During today’s PMQs Theresa May continued her relentless campaign to save Christmas, which is nice, because for a lot of neglected elderly people this will probably be their last.
Jeremy Corbyn was, rightly, very concerned that the Chancellor didn’t mention social care in the Autumn Statement, even though there is a huge funding gap, a constantly ageing population, and possibly no foreign people to care for them in the future. Wiping a pensioner’s bottom might not be a skilled job, but it is an essential task to maintain the dignity of older people in our society.
May defended the Chancellor, and said that the “social care precept,” will cover the gap. For those of you who don’t know what that is (nearly every normal person) it means Local Authorities can increase council tax, but only for social care, to fill the black hole left by central government cuts.
This means that more affluent areas will find it easier to raise adequate funds, as poor areas already have a weak tax base. For the Tories there is also the added benefit that people will hate the council even more than they already did. Wham!
Anyway for the millions of old people in desperate need of care this was getting in the way of the important issue of the day…saving Christmas.
Fiona Bruce, MP, told the PM that Christians are afraid of talking about Christmas at work. Deeply religious herself, so much so that Theresa hopes God can sort out the bilateral Brexit trade deals for her, she responded that people should be able to: “Speak freely about Christmas.
“We are now into the season of advent, we have a very strong tradition in this country of religious tolerance and freedom of speech and our Christian heritage is something we can all be proud of.”
The nation’s dogs marched towards Westminster in unison after that response. Don’t worry about frail pensioners lying in their own faeces, alone, for days, we’ve saved Christmas from those Muslims/lefties/gays or whoever it is they think is stealing our festive frolics.

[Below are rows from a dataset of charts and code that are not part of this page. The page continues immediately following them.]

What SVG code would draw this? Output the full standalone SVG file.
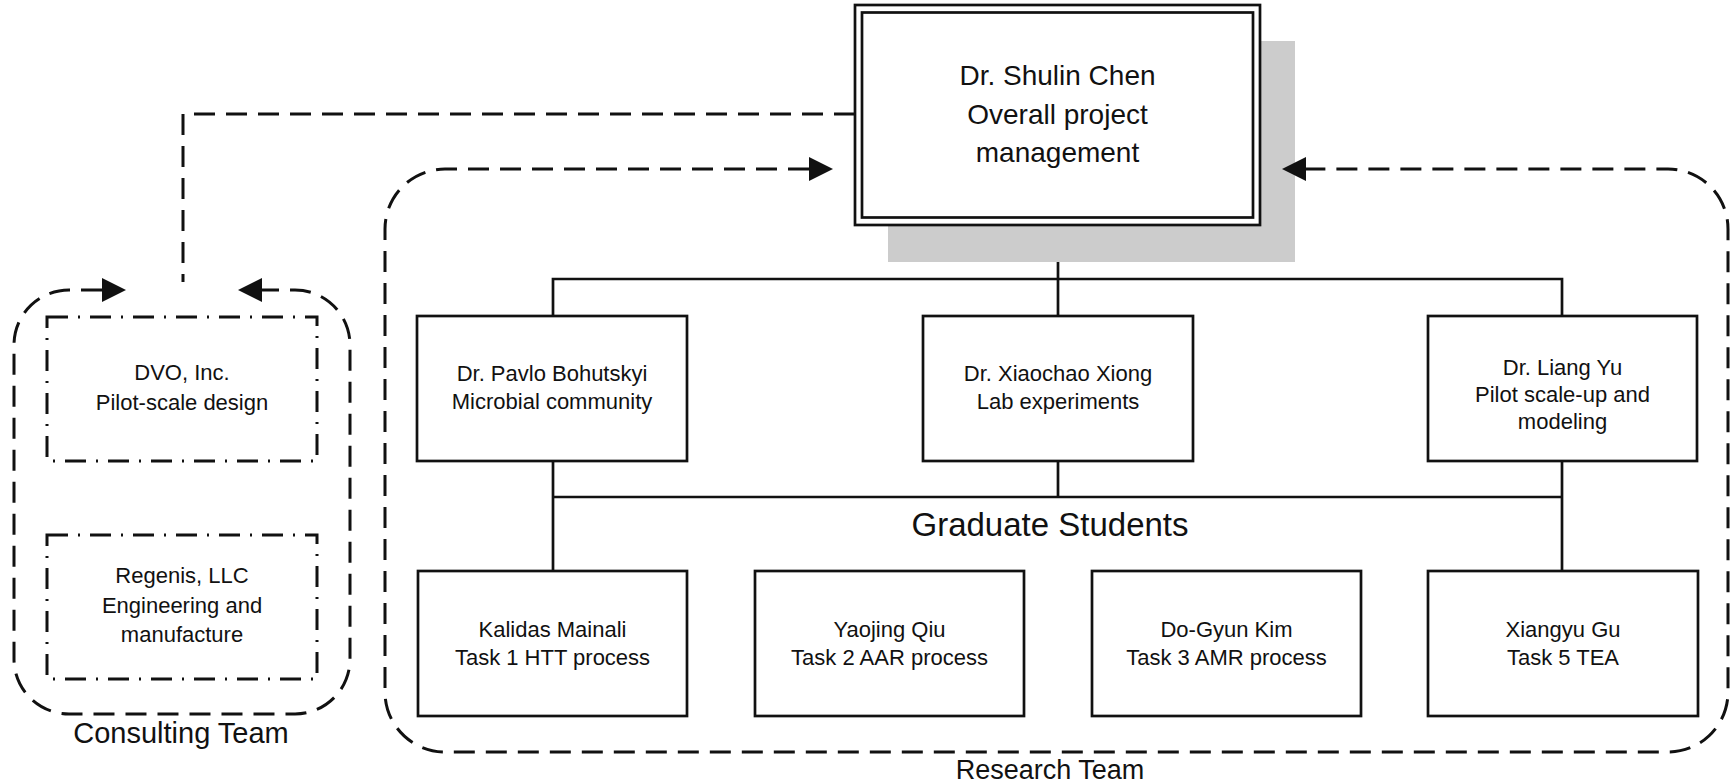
<svg xmlns="http://www.w3.org/2000/svg" width="1736" height="784" viewBox="0 0 1736 784">
<style>
text{font-family:"Liberation Sans",Arial,sans-serif;fill:#111;text-anchor:middle}
.t22{font-size:22px}
.t28{font-size:28px}
.box{fill:#fff;stroke:#111;stroke-width:2.7}
.solid{fill:none;stroke:#111;stroke-width:2.7}
.dash{fill:none;stroke:#111;stroke-width:3;stroke-dasharray:21 11}
.dashdot{fill:none;stroke:#111;stroke-width:3;stroke-dasharray:21 10 2 10}
</style>
<defs>
<marker id="ah" markerUnits="userSpaceOnUse" markerWidth="26" markerHeight="26" refX="0" refY="12" orient="auto-start-reverse" viewBox="0 0 26 24">
<path d="M0,0 L24,12 L0,24 z" fill="#111"/>
</marker>
</defs>
<rect width="1736" height="784" fill="#fff"/>

<g id="connectors">
<path class="dash" d="M855,114 H183 V282"/>
<path class="solid" d="M1058,225 V316 M553,316 V279 H1562 V316"/>
<path class="solid" d="M553,461 V571 M1058,461 V497 M1562,461 V571 M553,497 H1562"/>
</g>

<g id="chen">
<rect x="888" y="41" width="407" height="221" fill="#cccccc"/>
<rect x="855" y="5" width="405" height="220" class="box"/>
<rect x="862" y="12.5" width="391" height="205" class="box"/>
<text class="t28" x="1057.5" y="85">Dr. Shulin Chen</text>
<text class="t28" x="1057.5" y="123.5">Overall project</text>
<text class="t28" x="1057.5" y="162">management</text>
</g>

<g id="research-team">
<path class="dash" d="M809,169 H445 A60,60 0 0 0 385,229 V692 A60,60 0 0 0 445,752 H1668 A60,60 0 0 0 1728,692 V229 A60,60 0 0 0 1668,169 H1306" marker-start="url(#ah)" marker-end="url(#ah)"/>
<text x="1050" y="779" style="font-size:27px">Research Team</text>
</g>

<g id="consulting-team">
<path class="dash" d="M102,290 H69 A55,55 0 0 0 14,345 V659 A55,55 0 0 0 69,714 H295 A55,55 0 0 0 350,659 V345 A55,55 0 0 0 295,290 H262" marker-start="url(#ah)" marker-end="url(#ah)"/>
<text x="181" y="743" style="font-size:29px">Consulting Team</text>
</g>

<g id="pavlo">
<rect x="417" y="316" width="270" height="145" class="box"/>
<text class="t22" x="552" y="381">Dr. Pavlo Bohutskyi</text>
<text class="t22" x="552" y="409">Microbial community</text>
</g>

<g id="xiong">
<rect x="923" y="316" width="270" height="145" class="box"/>
<text class="t22" x="1058" y="381">Dr. Xiaochao Xiong</text>
<text class="t22" x="1058" y="409">Lab experiments</text>
</g>

<g id="yu">
<rect x="1428" y="316" width="269" height="145" class="box"/>
<text class="t22" x="1562.5" y="375">Dr. Liang Yu</text>
<text class="t22" x="1562.5" y="402">Pilot scale-up and</text>
<text class="t22" x="1562.5" y="429">modeling</text>
</g>

<g id="graduate-students">
<text x="1050" y="536" style="font-size:33px">Graduate Students</text>
</g>

<g id="kalidas">
<rect x="418" y="571" width="269" height="145" class="box"/>
<text class="t22" x="552.5" y="637">Kalidas Mainali</text>
<text class="t22" x="552.5" y="665">Task 1 HTT process</text>
</g>

<g id="yaojing">
<rect x="755" y="571" width="269" height="145" class="box"/>
<text class="t22" x="889.5" y="637">Yaojing Qiu</text>
<text class="t22" x="889.5" y="665">Task 2 AAR process</text>
</g>

<g id="dogyun">
<rect x="1092" y="571" width="269" height="145" class="box"/>
<text class="t22" x="1226.5" y="637">Do-Gyun Kim</text>
<text class="t22" x="1226.5" y="665">Task 3 AMR process</text>
</g>

<g id="xiangyu">
<rect x="1428" y="571" width="270" height="145" class="box"/>
<text class="t22" x="1563" y="637">Xiangyu Gu</text>
<text class="t22" x="1563" y="665">Task 5 TEA</text>
</g>

<g id="dvo">
<rect x="47" y="317" width="270" height="144" class="dashdot"/>
<text class="t22" x="182" y="380">DVO, Inc.</text>
<text class="t22" x="182" y="410">Pilot-scale design</text>
</g>

<g id="regenis">
<rect x="47" y="535" width="270" height="144" class="dashdot"/>
<text class="t22" x="182" y="583">Regenis, LLC</text>
<text class="t22" x="182" y="613">Engineering and</text>
<text class="t22" x="182" y="642">manufacture</text>
</g>
</svg>
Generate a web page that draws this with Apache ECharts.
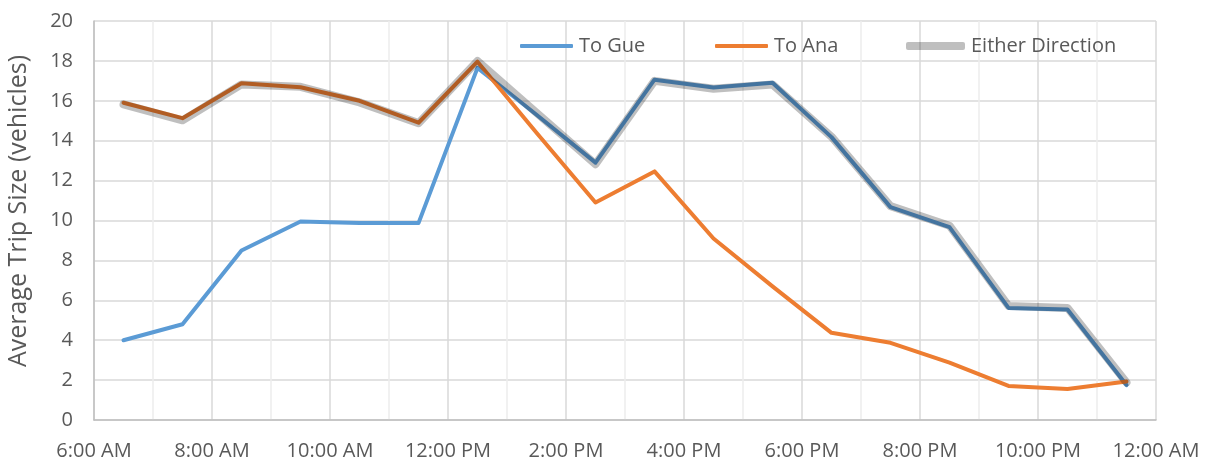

When your party has literally no idea what to do about Brexit, the health service is on its knees and your main ally has run off with a Russian bombshell (in the most literal of terms), all you have left is to prod the beast of populism. A dangerous game and one I don’t believe fussy grammar school Deputy Head Theresa May would be able to tame, perhaps, indeed, she might not even want to. The yuletide is turning in a dangerous direction.
Sycophantic question of the day
Festive posturing aside, Kelly Tolhurst, Con, told the house how great grammar schools are, well she would, Kent never got rid of the 11plus.
Winner
Well now Cliff is free and Theresa May has come to the rescue it’s…CHRISTMAS.